Zdrevkov is godforsaken, but this fact is amply conveyed in the following four paragraphs describing the town itself — most of that bit is quite good, although still a shade exhaustive. Obreht has said in an interview that she wants to write about “the influences of place on characters,” but the passage above is too flatly reportorial to suggest that this woman feels anything but overheated. The paragraph seems extraneous and, as a result, dull. Any curiosity kindled in the reader about what Natalia will find in the village begins to seep slowly away, like helium leaching from a balloon.
Elmore Leonard, in his famous list of 10 rules for writing well, advised authors not to “go into great detail describing places and things.” Leonard’s dictums can be taken too far, certainly; one of the advantages of a truly literary novel is the way it can summon a heady sense of place. Take, for example, Margot Livesey’s “Eva Moves the Furniture,” which is only incidentally about the Scottish countryside in the 1930s, but still makes you feel as if you’ve breathed its pristine air yourself. A well-turned detail about an interior can convey volumes about the world that created it. In “Alias Grace,” Margaret Atwood writes of a suffocating Victorian parlor, “all possible surfaces of it are upholstered; the colors are those of the inside of the body — the maroon of kidneys, the reddish purple of hearts, the opaque blue of veins, the ivory of teeth and bones.”
Nevertheless, when it comes to more than two or three sentences of description at a go, a novelist is always somewhat on sufferance with contemporary readers. Writing teachers advise their students to limit themselves to the “telling detail” for good cause. A novel with an especially clear, well-powered narrative can get away with more — as Elizabeth Kostova demonstrated with “The Historian” (so evocative of Carpathian forests) — and can even find success despite an abundance of floridly “lyrical” prose, as was the case with “The Story of Edgar Sawtelle” by David Wroblewski. But if, like Obreht, your storytelling is more subtle and allusive, and if what drives your main character is sufficiently opaque, the risk is great that readers will conclude the novel has no particular place to go and will soon wander off themselves.

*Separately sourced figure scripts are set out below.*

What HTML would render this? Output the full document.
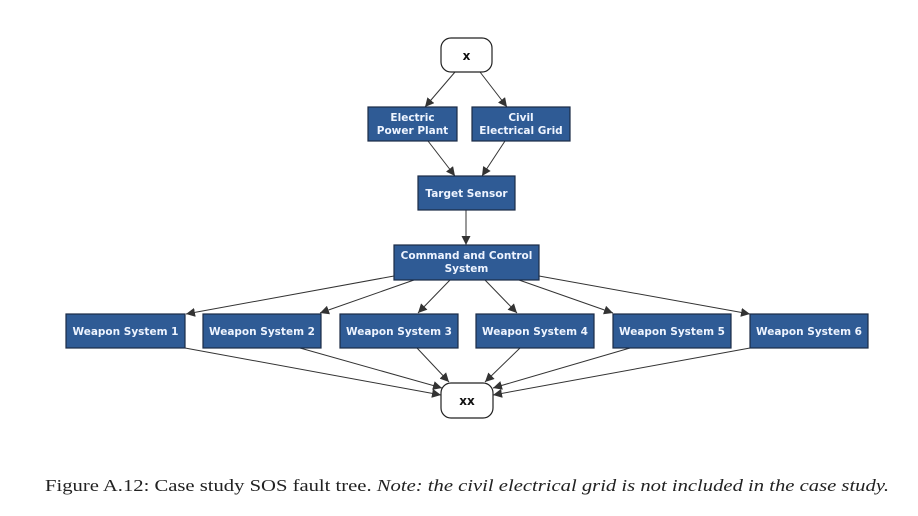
<!DOCTYPE html>
<html><head><meta charset="utf-8"><style>
html,body{margin:0;padding:0;background:#fff;width:918px;height:516px;overflow:hidden}
svg{display:block}
.b{fill:#2f5b95;stroke:#1b2b45;stroke-width:1.2}
.t{font-family:"DejaVu Sans","Liberation Sans",sans-serif;font-size:10.5px;font-weight:bold;fill:#eef4ff;text-anchor:middle}
.e{stroke:#333;stroke-width:1;fill:none;marker-end:url(#a)}
</style></head><body>
<svg width="918" height="516" viewBox="0 0 918 516">
<defs><marker id="a" viewBox="0 0 10 10" refX="10" refY="5" markerWidth="9" markerHeight="9" orient="auto" markerUnits="userSpaceOnUse"><path d="M0,0L10,5L0,10z" fill="#333"/></marker></defs>
<line class="e" x1="455" y1="72" x2="425" y2="107"/>
<line class="e" x1="480" y1="72" x2="507" y2="107"/>
<line class="e" x1="428" y1="141" x2="455" y2="176"/>
<line class="e" x1="505" y1="141" x2="482" y2="176"/>
<line class="e" x1="466" y1="210" x2="466" y2="245"/>
<line class="e" x1="394" y1="276" x2="186" y2="314"/>
<line class="e" x1="414" y1="280" x2="320" y2="313"/>
<line class="e" x1="450" y1="280" x2="418" y2="313"/>
<line class="e" x1="485" y1="280" x2="517" y2="313"/>
<line class="e" x1="519" y1="280" x2="613" y2="313"/>
<line class="e" x1="539" y1="276" x2="750" y2="314"/>
<line class="e" x1="185" y1="348" x2="441" y2="395"/>
<line class="e" x1="300" y1="348" x2="442" y2="388"/>
<line class="e" x1="417" y1="348" x2="449" y2="382"/>
<line class="e" x1="520" y1="348" x2="485" y2="382"/>
<line class="e" x1="630" y1="348" x2="493" y2="388"/>
<line class="e" x1="750" y1="348" x2="493" y2="395"/>
<rect x="441" y="38" width="51" height="34" rx="10" fill="#fff" stroke="#222" stroke-width="1.2"/>
<text x="466.5" y="60" class="t" style="fill:#111;font-size:12px">x</text>
<rect class="b" x="368" y="107" width="89" height="34"/>
<text class="t" x="412.5" y="121">Electric</text><text class="t" x="412.5" y="134">Power Plant</text>
<rect class="b" x="472" y="107" width="98" height="34"/>
<text class="t" x="521" y="121">Civil</text><text class="t" x="521" y="134">Electrical Grid</text>
<rect class="b" x="418" y="176" width="97" height="34"/>
<text class="t" x="466.5" y="197">Target Sensor</text>
<rect class="b" x="394" y="245" width="145" height="35"/>
<text class="t" x="466.5" y="259">Command and Control</text><text class="t" x="466.5" y="272">System</text>
<rect class="b" x="66" y="314" width="119" height="34"/><text class="t" x="125.5" y="335">Weapon System 1</text>
<rect class="b" x="203" y="314" width="118" height="34"/><text class="t" x="262" y="335">Weapon System 2</text>
<rect class="b" x="340" y="314" width="118" height="34"/><text class="t" x="399" y="335">Weapon System 3</text>
<rect class="b" x="476" y="314" width="118" height="34"/><text class="t" x="535" y="335">Weapon System 4</text>
<rect class="b" x="613" y="314" width="118" height="34"/><text class="t" x="672" y="335">Weapon System 5</text>
<rect class="b" x="750" y="314" width="118" height="34"/><text class="t" x="809" y="335">Weapon System 6</text>
<rect x="441" y="383" width="52" height="35" rx="10" fill="#fff" stroke="#222" stroke-width="1.2"/>
<text x="467" y="405" class="t" style="fill:#111;font-size:12px">xx</text>
<text x="45" y="491" font-family="Liberation Serif,serif" font-size="16.5" fill="#222" textLength="844" lengthAdjust="spacingAndGlyphs">Figure A.12: Case study SOS fault tree. <tspan font-style="italic">Note: the civil electrical grid is not included in the case study.</tspan></text>
</svg>
</body></html>
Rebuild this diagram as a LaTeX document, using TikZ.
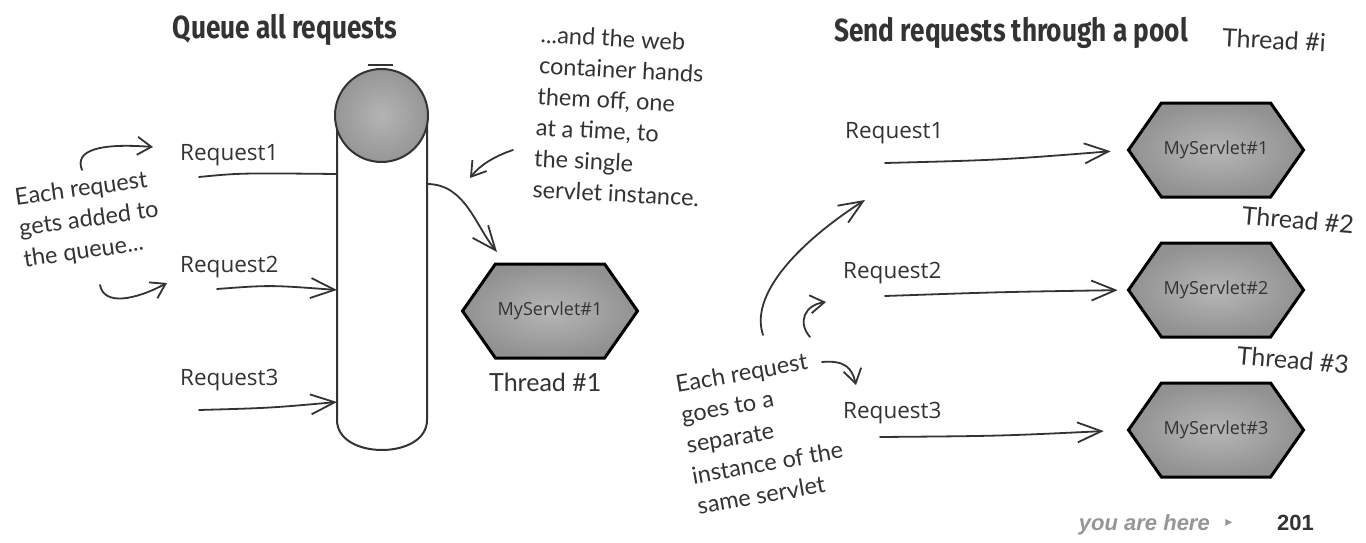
\documentclass[tikz,border=0pt]{standalone}
\usepackage{fontspec}
\setmainfont{Open Sans}
\newfontfamily\titlefont{Fira Sans}
\newfontfamily\handfont{Lato}
\newfontfamily\footfont{Liberation Sans}
\newfontfamily\symfont{DejaVu Sans}
\usetikzlibrary{arrows.meta,shapes.symbols}
\definecolor{ink}{RGB}{51,51,51}
\definecolor{hexin}{RGB}{182,182,182}
\definecolor{hexout}{RGB}{145,145,145}
\definecolor{ballin}{RGB}{180,180,180}
\definecolor{ballout}{RGB}{150,150,150}
\definecolor{footgray}{RGB}{150,150,150}
\begin{document}
\begin{tikzpicture}[x=1pt,y=-1pt,
  ttl/.style={font=\titlefont\bfseries\fontsize{32}{34}\selectfont, text=ink, inner sep=0},
  req/.style={font=\fontsize{22.5}{26}\selectfont, text=ink, inner sep=0, anchor=base west},
  hand/.style={font=\handfont\fontsize{23.5}{31}\selectfont, text=ink, inner sep=0, align=left},
  thr/.style={font=\handfont\fontsize{25}{27}\selectfont, text=ink, inner sep=0},
  servlet/.style={signal, signal to=west and east, signal pointer angle=110, draw=black,
    line width=3pt, inner color=hexin, outer color=hexout, minimum width=175pt,
    minimum height=94pt, inner sep=0, font=\fontsize{18}{20}\selectfont, text=black!80},
  conn/.style={draw=ink, line width=1.8pt, line cap=round},
  arr/.style={conn, -{Straight Barb[length=24pt,width=20pt]}},
  sarr/.style={conn, -{Straight Barb[length=14pt,width=18pt]}},
]
\useasboundingbox (0,0) rectangle (1366,543);
\fill[white] (0,0) rectangle (1366,543);

% titles
\node[ttl] (t1) at (285,30) {\scalebox{0.82}[1]{Queue all requests}};
\node[ttl] (t2) at (1011,33) {\scalebox{0.82}[1]{Send requests through a pool}};

% queue tube
\draw[ink, line width=1.2pt] (368,65) -- (393,65);
\draw[ink, line width=2pt, fill=white] (337,113) -- (337,420)
  .. controls (337,460) and (427,460) .. (427,420) -- (427,113);
\node[circle, draw=ink, line width=2pt, inner color=ballin, outer color=ballout,
  minimum size=93pt, inner sep=0] (ball) at (381.5,115.5) {};

% left requests
\node[req] (lr1) at (180,160) {Request1};
\node[req] (lr2) at (180,272) {Request2};
\node[req] (lr3) at (180,385) {Request3};
\coordinate (lr1s) at (199,177); \coordinate (tin1) at (337,174);
\coordinate (lr2s) at (217,289); \coordinate (tin2) at (337,290);
\coordinate (lr3s) at (199,410); \coordinate (tin3) at (337,402);
\coordinate (tout) at (427,184);
\coordinate (hin) at (497,252);
\draw[conn] (lr1s) .. controls (240,173) .. (tin1);
\draw[arr] (lr2s) .. controls (270,285) .. (tin2);
\draw[arr] (lr3s) .. controls (270,408) .. (tin3);
\draw[arr] (tout) .. controls (465,184) and (475,225) .. (hin);

% single servlet
\node[servlet] (s0) at (550,311) {MyServlet\#1};
\node[thr, anchor=base west] (th0) at (489,391) {Thread \#1};

% annotation top
\node[hand, rotate=-3] (n1) at (620,116) {...and the web\\container hands\\them off, one\\at a time, to\\the single\\servlet instance.};
\coordinate (n1a) at (513,150); \coordinate (n1b) at (470,178);
\draw[sarr] (n1a) .. controls (495,156) and (480,165) .. (n1b);

% annotation left
\node[hand, rotate=8] (n2) at (89,220) {Each request\\gets added to\\the queue...};
\coordinate (c1s) at (82,170); \coordinate (c1e) at (153,147);
\draw[sarr] (c1s) .. controls (74,150) and (100,143) .. (c1e);
\coordinate (c2s) at (100,285); \coordinate (c2e) at (167,283);
\draw[sarr] (c2s) .. controls (104,306) and (135,300) .. (c2e);

% pool
\node[req] (rr1) at (845,138) {Request1};
\node[req] (rr2) at (843,278) {Request2};
\node[req] (rr3) at (843,418) {Request3};
\node[servlet] (s1) at (1216,150) {MyServlet\#1};
\node[servlet] (s2) at (1216,290) {MyServlet\#2};
\node[servlet] (s3) at (1216,430) {MyServlet\#3};
\node[thr, rotate=-3] (th1) at (1274,40) {Thread \#i};
\node[thr, rotate=-5] (th2) at (1298,220) {Thread \#2};
\node[thr, rotate=-5] (th3) at (1293,360) {Thread \#3};
\coordinate (rr1s) at (885,163);
\coordinate (rr2s) at (885,296);
\coordinate (rr3s) at (880,437);
\draw[arr, shorten >=16pt] (rr1s) .. controls (1000,160) .. (s1.west);
\draw[arr, shorten >=9pt] (rr2s) .. controls (1000,292) .. (s2.west);
\draw[arr, shorten >=23pt] (rr3s) .. controls (1000,436) .. (s3.west);

% annotation right
\node[hand, rotate=10] (n3) at (762,432) {Each request\\goes to a\\separate\\instance of the\\same servlet};
\coordinate (a1s) at (763,335); \coordinate (a1e) at (865,200);
\draw[arr] (a1s) .. controls (748,290) and (810,235) .. (a1e);
\coordinate (a2s) at (810,337); \coordinate (a2e) at (826,302);
\draw[sarr] (a2s) .. controls (797,322) and (805,305) .. (a2e);
\coordinate (a3s) at (822,362); \coordinate (a3e) at (856,385);
\draw[sarr] (a3s) .. controls (845,360) and (852,368) .. (a3e);

% footer
\node[font=\footfont\bfseries\itshape\fontsize{22}{24}\selectfont, text=footgray,
  anchor=base east, inner sep=0] (yah) at (1210,530) {you are here};
\node[font=\symfont\fontsize{14}{16}\selectfont, text=footgray, inner sep=0] (tri) at (1229,523) {▸};
\node[font=\footfont\bfseries\fontsize{22}{24}\selectfont, text=ink, anchor=base west,
  inner sep=0] (pg) at (1277,530) {201};
\end{tikzpicture}
\end{document}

Of course, a writer of genius can get away with just about anything, and novelists are certainly entitled to write whatever they want. So too, though, are readers entitled to read whatever they want, including only the more interesting parts of the books in their hands. The most ravishing descriptions in the world are wasted if they aren’t read in the first place. Leonard’s list ends with a rule that bears repeating: “Try to leave out the part that readers tend to skip.” Is there any doubt that the most skipped parts of novels, even popular novels, are the descriptions of landscape and weather? The longer a novelist makes them, the more readers end up skipping, until it occurs to them to skip the whole thing altogether.